C.S. Lewis (encore lui !) aborde ce problème dans « les fondements du Christianisme », voyons ce qu’il en pense.

« Les chrétiens croient qu’une puissance mauvaise s’est instituée comme Prince de ce monde dans les temps présents. Mais naturellement, ce fait suscite des problèmes. Cet état de chose serait-il en accord avec la volonté de Dieu ? Si oui, ce Dieu est un Dieu étrange, direz-vous ; soit dans la négative, comment peut-il se produire quoi que ce soit de contraire à la volonté d’un être doté d’un pouvoir absolu ?

Quiconque ayant autorité sait qu’une chose peut être en accord avec votre volonté dans un certain sans mais pas dans l’autre. Il peut être tout à fait valable pour un mère de dire aux enfants : « Je ne vais pas rester chaque soir dans votre chambre. Il vous faut apprendre à la tenir en ordre tous seuls. » Un soir, elle monte à l’improviste et trouve l’ours en peluche, l’encrier et le livre de grammaire tout en vrac dans un coin. C’est un défi à sa volonté. Elle préférerait que les enfants aient mis de l’ordre. Mais, d’une part, c’est sa décision qui a laissé les enfants libres de mettre la pagaille.

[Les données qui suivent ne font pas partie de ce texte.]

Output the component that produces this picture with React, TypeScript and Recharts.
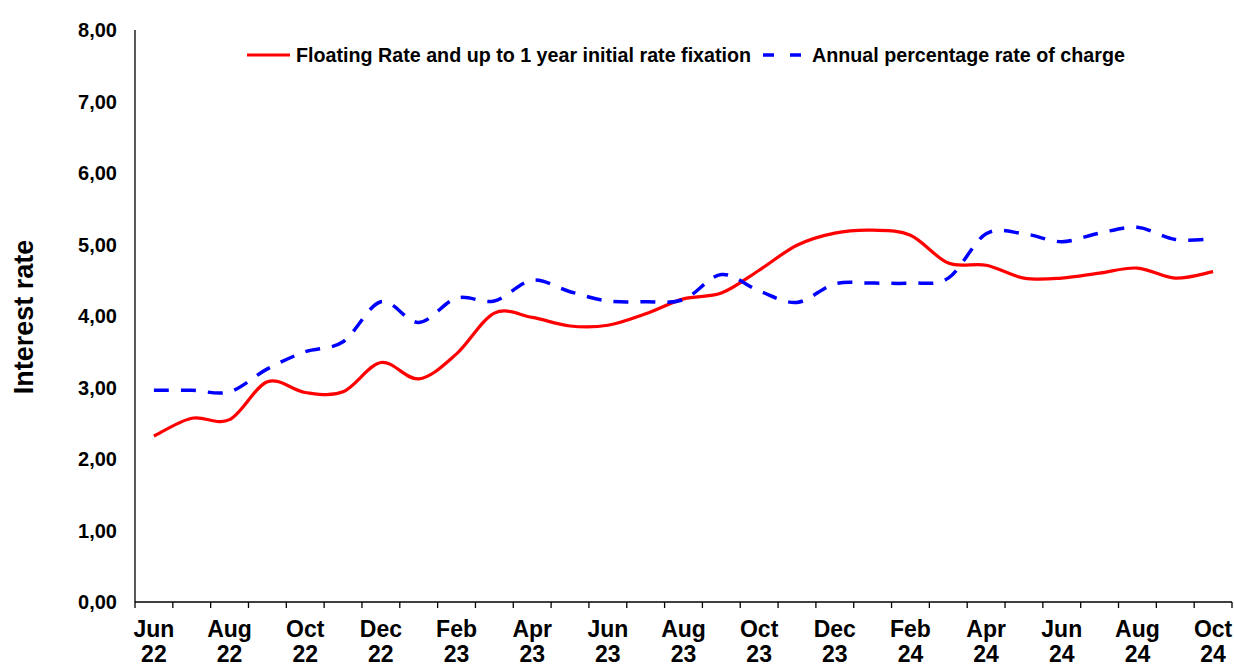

Les mêmes événements se produisent dans tout régiment, syndicat ou établissement scolaire. Lorsque vous rendez une chose optionnelle, plus de la moitié des intéressés ne la respectent pas. Ce n’est pas que vous le vouliez, mais votre volonté l’a rendu possible.

Il en va probablement de même dans l’univers. Dieu a créé des êtres pourvus d’une volonté libre. Cela implique que des créatures peuvent opter autant pour le bien que pour le mal. Certains pensent qu’on peut concevoir une créature qui, tout en étant libre, n’aurait pas la possibilité de choisir le mal. Pour ma part je ne le puis. Si une chose a le droit d’être bonne, elle a aussi le droit d’être mauvaise. Or c’est notre volonté libre qui rend le mal possible. Pourquoi Dieu la donna-t-il aux hommes à l’origine ? Parce que cette volonté, quoique laissant le champ libre au mal, est la seule chose rendant possible l’amour, la bonté ou la joie qui nous réjouissent. Un monde d’automates, de créatures se mouvant comme des machines, ne mériterait guère d’être créé. Le bonheur conçu de Dieu pour ses créatures les plus évoluées est le bonheur d’être librement et volontairement lié à lui et à tout être humain en une extase d’amour et de ravissement. En comparaison, l’amour d’un homme et d’une femme sur cette terre n’est que de l’eau de rose. Pour en arriver à cette communion entre les hommes et Dieu, il faut que les êtres soient libres.

Evidemment, Dieu savait ce qui arriverait si les hommes usaient à tort de leur volonté ; il estimait cependant que ça valait le risque. Peut-être sommes nous enclin à désavouer Dieu. Mais se trouver en désaccord avec lui est difficile. Il est la source de tout notre pouvoir de raisonnement : nous ne pouvons avoir raison et lui tort pas plus qu’une rivière ne peut remonter plus haut que sa source. Quand nous discutons avec Dieu, nous contestons la puissance même qui nous a donné la faculté de raisonner. … »

Sans répondre de façon définitive, j’espère que ces quelques réflexions auront apporté un peu de lumière.